### What you should do
Using the data below, output the first line and every line after it up to and including the line containing "const binCenter = [15, 27.5, 42.5, 75, 150, 350];", exactly as written and with nothing added.

### Data
----

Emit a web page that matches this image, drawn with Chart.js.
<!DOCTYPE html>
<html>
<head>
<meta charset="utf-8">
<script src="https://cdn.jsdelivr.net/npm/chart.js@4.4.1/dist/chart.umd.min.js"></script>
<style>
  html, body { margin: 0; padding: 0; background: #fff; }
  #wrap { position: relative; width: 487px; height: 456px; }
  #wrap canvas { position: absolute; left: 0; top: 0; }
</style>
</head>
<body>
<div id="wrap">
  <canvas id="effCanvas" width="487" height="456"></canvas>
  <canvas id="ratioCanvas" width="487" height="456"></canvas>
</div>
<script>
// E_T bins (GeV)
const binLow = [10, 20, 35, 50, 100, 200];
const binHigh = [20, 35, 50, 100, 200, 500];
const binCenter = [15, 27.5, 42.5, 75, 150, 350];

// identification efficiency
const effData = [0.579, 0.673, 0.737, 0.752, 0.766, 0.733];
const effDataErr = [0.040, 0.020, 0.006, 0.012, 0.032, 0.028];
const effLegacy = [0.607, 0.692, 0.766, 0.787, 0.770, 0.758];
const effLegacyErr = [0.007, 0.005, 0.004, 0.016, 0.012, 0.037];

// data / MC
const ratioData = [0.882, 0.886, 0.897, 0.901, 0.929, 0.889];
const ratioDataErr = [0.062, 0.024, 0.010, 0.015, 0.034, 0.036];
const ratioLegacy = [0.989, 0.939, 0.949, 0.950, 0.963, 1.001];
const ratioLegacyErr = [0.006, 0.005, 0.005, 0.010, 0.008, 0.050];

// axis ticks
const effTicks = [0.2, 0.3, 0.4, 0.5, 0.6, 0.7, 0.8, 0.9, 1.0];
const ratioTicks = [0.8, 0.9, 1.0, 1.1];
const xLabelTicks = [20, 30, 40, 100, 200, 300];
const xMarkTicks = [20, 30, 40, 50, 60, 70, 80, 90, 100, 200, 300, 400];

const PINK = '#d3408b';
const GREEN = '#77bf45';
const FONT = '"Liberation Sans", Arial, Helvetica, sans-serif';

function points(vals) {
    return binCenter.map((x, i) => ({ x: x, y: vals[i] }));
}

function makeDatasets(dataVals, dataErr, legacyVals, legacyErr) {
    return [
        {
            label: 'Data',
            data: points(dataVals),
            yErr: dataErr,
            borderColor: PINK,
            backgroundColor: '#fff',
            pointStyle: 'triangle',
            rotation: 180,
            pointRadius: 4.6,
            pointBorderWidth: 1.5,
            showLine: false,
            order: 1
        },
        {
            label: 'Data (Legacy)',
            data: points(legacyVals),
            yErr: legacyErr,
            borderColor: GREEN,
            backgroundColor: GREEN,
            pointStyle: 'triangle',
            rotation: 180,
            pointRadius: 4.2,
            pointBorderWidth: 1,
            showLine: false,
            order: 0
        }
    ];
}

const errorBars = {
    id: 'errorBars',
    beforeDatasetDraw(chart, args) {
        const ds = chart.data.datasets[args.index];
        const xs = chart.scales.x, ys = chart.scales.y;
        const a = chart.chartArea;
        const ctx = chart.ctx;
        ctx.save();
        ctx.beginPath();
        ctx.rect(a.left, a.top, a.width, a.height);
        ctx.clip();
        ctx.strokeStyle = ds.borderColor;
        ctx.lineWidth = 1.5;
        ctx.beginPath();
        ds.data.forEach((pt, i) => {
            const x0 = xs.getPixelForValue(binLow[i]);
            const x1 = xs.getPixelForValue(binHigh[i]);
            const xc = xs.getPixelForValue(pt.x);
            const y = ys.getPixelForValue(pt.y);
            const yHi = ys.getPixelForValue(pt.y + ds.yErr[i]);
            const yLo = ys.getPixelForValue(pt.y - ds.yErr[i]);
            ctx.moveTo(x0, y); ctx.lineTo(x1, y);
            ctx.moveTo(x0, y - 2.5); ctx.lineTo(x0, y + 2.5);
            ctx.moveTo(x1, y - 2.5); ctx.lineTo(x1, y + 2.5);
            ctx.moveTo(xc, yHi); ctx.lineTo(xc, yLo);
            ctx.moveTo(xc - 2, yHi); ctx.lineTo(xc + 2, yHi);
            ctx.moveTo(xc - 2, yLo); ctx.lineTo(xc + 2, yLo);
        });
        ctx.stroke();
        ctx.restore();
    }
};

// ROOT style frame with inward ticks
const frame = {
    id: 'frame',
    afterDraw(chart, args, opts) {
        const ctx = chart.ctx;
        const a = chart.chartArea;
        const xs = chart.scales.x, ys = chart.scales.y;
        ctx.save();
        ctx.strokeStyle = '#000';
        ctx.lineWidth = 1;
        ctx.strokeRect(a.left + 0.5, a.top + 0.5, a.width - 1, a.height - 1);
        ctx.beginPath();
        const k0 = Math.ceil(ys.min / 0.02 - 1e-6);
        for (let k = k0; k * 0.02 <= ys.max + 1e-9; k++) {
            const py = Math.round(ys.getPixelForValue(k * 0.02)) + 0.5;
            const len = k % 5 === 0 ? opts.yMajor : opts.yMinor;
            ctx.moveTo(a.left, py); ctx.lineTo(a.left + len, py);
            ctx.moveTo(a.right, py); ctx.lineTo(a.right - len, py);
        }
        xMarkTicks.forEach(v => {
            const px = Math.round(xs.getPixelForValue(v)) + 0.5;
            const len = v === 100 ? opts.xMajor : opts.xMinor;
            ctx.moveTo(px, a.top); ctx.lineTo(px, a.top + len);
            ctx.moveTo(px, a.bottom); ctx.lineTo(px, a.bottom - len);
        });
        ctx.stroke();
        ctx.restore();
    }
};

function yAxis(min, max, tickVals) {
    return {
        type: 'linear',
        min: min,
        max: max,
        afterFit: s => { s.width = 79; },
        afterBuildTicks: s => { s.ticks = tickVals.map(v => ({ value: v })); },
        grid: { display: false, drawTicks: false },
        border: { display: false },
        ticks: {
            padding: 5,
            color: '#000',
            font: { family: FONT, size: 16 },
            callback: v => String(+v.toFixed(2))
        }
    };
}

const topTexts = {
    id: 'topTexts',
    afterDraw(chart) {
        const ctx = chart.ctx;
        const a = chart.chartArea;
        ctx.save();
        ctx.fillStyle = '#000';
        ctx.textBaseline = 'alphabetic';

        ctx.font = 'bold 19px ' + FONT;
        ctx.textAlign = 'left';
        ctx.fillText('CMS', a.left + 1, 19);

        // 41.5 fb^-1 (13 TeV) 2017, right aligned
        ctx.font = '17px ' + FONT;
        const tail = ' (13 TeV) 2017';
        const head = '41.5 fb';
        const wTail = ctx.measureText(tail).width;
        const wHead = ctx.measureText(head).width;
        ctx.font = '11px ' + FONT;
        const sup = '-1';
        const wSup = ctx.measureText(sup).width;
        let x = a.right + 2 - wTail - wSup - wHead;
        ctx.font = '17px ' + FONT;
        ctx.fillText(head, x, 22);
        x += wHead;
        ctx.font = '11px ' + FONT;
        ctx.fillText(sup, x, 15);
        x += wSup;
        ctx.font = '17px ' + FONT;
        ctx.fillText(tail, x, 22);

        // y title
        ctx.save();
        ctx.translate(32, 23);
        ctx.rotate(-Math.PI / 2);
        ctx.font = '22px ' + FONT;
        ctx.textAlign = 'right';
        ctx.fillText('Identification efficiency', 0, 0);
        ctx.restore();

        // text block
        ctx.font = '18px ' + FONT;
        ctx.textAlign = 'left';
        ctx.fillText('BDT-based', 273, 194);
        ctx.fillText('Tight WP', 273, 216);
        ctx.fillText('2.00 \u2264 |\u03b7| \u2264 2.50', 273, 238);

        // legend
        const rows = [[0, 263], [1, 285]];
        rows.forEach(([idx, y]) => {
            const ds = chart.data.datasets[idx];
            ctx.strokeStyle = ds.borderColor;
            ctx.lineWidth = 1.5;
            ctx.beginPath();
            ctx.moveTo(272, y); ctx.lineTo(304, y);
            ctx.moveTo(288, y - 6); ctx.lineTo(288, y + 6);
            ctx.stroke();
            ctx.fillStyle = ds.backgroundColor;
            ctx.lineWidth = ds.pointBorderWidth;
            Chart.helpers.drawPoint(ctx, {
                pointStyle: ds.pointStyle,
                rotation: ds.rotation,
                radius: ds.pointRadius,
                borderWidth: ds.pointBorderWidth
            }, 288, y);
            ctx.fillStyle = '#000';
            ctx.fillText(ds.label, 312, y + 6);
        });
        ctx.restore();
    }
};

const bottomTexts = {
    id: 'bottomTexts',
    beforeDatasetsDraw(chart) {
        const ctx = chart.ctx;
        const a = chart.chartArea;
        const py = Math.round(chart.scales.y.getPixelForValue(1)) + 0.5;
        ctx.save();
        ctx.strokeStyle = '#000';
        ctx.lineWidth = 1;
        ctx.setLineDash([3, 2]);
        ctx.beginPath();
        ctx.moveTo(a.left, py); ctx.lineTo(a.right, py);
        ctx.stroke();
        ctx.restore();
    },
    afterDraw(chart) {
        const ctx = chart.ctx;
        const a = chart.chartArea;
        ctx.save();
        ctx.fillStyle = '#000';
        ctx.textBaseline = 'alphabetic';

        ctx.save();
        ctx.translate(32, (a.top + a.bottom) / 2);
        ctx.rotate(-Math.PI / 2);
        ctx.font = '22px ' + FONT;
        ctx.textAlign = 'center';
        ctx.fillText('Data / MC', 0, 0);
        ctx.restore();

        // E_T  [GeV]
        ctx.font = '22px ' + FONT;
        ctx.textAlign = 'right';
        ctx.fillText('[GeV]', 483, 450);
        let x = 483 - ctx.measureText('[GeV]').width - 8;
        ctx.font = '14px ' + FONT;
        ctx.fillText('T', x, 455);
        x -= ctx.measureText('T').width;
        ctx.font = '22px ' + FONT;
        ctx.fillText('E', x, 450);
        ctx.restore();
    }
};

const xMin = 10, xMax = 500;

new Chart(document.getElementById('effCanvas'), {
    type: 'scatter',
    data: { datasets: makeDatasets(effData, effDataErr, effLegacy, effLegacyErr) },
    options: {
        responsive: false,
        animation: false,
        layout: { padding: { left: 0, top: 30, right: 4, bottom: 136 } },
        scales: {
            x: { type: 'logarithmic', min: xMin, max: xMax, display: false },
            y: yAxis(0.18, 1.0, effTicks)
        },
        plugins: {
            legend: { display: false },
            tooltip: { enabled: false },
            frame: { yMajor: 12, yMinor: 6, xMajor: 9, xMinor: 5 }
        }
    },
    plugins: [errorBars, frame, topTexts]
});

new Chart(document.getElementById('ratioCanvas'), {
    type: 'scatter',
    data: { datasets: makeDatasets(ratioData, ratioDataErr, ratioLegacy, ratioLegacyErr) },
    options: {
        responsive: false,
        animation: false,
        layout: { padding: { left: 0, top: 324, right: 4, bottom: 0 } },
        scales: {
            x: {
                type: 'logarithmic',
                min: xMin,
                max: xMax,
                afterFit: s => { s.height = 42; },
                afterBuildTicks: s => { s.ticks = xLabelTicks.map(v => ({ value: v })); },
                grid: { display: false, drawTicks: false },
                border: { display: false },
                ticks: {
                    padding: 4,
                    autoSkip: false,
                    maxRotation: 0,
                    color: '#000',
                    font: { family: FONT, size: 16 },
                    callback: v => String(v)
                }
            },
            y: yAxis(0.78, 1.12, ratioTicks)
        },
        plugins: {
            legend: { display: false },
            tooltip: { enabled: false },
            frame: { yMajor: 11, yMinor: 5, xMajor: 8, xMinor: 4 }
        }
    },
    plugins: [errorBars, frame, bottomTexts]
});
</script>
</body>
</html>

----

### Full response
Emit a web page that matches this image, drawn with Chart.js.
<!DOCTYPE html>
<html>
<head>
<meta charset="utf-8">
<script src="https://cdn.jsdelivr.net/npm/chart.js@4.4.1/dist/chart.umd.min.js"></script>
<style>
  html, body { margin: 0; padding: 0; background: #fff; }
  #wrap { position: relative; width: 487px; height: 456px; }
  #wrap canvas { position: absolute; left: 0; top: 0; }
</style>
</head>
<body>
<div id="wrap">
  <canvas id="effCanvas" width="487" height="456"></canvas>
  <canvas id="ratioCanvas" width="487" height="456"></canvas>
</div>
<script>
// E_T bins (GeV)
const binLow = [10, 20, 35, 50, 100, 200];
const binHigh = [20, 35, 50, 100, 200, 500];
const binCenter = [15, 27.5, 42.5, 75, 150, 350];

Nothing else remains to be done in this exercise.